-- START Extracted records --

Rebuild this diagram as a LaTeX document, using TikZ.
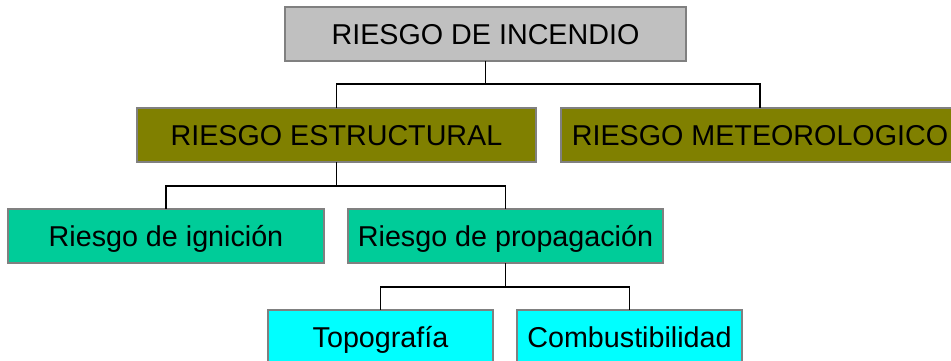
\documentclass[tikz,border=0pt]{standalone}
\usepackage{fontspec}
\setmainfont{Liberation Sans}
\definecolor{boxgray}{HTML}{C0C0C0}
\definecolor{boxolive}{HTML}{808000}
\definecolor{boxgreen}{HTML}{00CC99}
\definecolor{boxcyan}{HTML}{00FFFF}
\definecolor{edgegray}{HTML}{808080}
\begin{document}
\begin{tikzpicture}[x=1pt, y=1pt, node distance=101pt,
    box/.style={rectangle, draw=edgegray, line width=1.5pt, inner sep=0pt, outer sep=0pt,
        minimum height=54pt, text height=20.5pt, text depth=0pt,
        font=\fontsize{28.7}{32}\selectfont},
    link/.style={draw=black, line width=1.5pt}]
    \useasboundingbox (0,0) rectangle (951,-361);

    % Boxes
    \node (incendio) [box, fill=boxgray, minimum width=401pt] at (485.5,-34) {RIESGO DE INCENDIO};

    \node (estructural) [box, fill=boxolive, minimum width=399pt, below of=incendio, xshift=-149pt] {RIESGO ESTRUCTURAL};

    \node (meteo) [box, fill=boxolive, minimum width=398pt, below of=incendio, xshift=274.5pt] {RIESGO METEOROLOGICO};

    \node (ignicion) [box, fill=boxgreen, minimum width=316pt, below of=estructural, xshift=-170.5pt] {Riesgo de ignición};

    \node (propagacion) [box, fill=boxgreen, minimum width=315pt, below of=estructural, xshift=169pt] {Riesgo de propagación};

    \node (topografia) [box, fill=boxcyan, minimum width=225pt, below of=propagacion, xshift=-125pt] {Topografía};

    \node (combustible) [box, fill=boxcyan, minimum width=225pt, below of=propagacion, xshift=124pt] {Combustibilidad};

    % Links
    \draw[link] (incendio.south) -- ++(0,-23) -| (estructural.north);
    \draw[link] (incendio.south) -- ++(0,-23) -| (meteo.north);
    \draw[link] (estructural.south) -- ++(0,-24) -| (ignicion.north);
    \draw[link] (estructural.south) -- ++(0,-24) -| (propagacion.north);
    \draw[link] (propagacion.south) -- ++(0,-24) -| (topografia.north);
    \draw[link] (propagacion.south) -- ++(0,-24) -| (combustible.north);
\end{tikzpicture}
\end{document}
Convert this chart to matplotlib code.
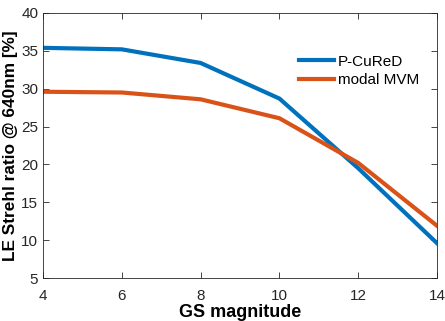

-- END Extracted records --

- _Task objective_
Reproduce all of the entries word for word, skipping any pictures they hold.

- _Result of the task_
Rebuild this diagram as a LaTeX document, using TikZ.
\documentclass[tikz,border=0pt]{standalone}
\usepackage{fontspec}
\setmainfont{Liberation Sans}
\definecolor{boxgray}{HTML}{C0C0C0}
\definecolor{boxolive}{HTML}{808000}
\definecolor{boxgreen}{HTML}{00CC99}
\definecolor{boxcyan}{HTML}{00FFFF}
\definecolor{edgegray}{HTML}{808080}
\begin{document}
\begin{tikzpicture}[x=1pt, y=1pt, node distance=101pt,
    box/.style={rectangle, draw=edgegray, line width=1.5pt, inner sep=0pt, outer sep=0pt,
        minimum height=54pt, text height=20.5pt, text depth=0pt,
        font=\fontsize{28.7}{32}\selectfont},
    link/.style={draw=black, line width=1.5pt}]
    \useasboundingbox (0,0) rectangle (951,-361);

    % Boxes
    \node (incendio) [box, fill=boxgray, minimum width=401pt] at (485.5,-34) {RIESGO DE INCENDIO};

    \node (estructural) [box, fill=boxolive, minimum width=399pt, below of=incendio, xshift=-149pt] {RIESGO ESTRUCTURAL};

    \node (meteo) [box, fill=boxolive, minimum width=398pt, below of=incendio, xshift=274.5pt] {RIESGO METEOROLOGICO};

    \node (ignicion) [box, fill=boxgreen, minimum width=316pt, below of=estructural, xshift=-170.5pt] {Riesgo de ignición};

    \node (propagacion) [box, fill=boxgreen, minimum width=315pt, below of=estructural, xshift=169pt] {Riesgo de propagación};

    \node (topografia) [box, fill=boxcyan, minimum width=225pt, below of=propagacion, xshift=-125pt] {Topografía};

    \node (combustible) [box, fill=boxcyan, minimum width=225pt, below of=propagacion, xshift=124pt] {Combustibilidad};

    % Links
    \draw[link] (incendio.south) -- ++(0,-23) -| (estructural.north);
    \draw[link] (incendio.south) -- ++(0,-23) -| (meteo.north);
    \draw[link] (estructural.south) -- ++(0,-24) -| (ignicion.north);
    \draw[link] (estructural.south) -- ++(0,-24) -| (propagacion.north);
    \draw[link] (propagacion.south) -- ++(0,-24) -| (topografia.north);
    \draw[link] (propagacion.south) -- ++(0,-24) -| (combustible.north);
\end{tikzpicture}
\end{document}
Convert this chart to matplotlib code.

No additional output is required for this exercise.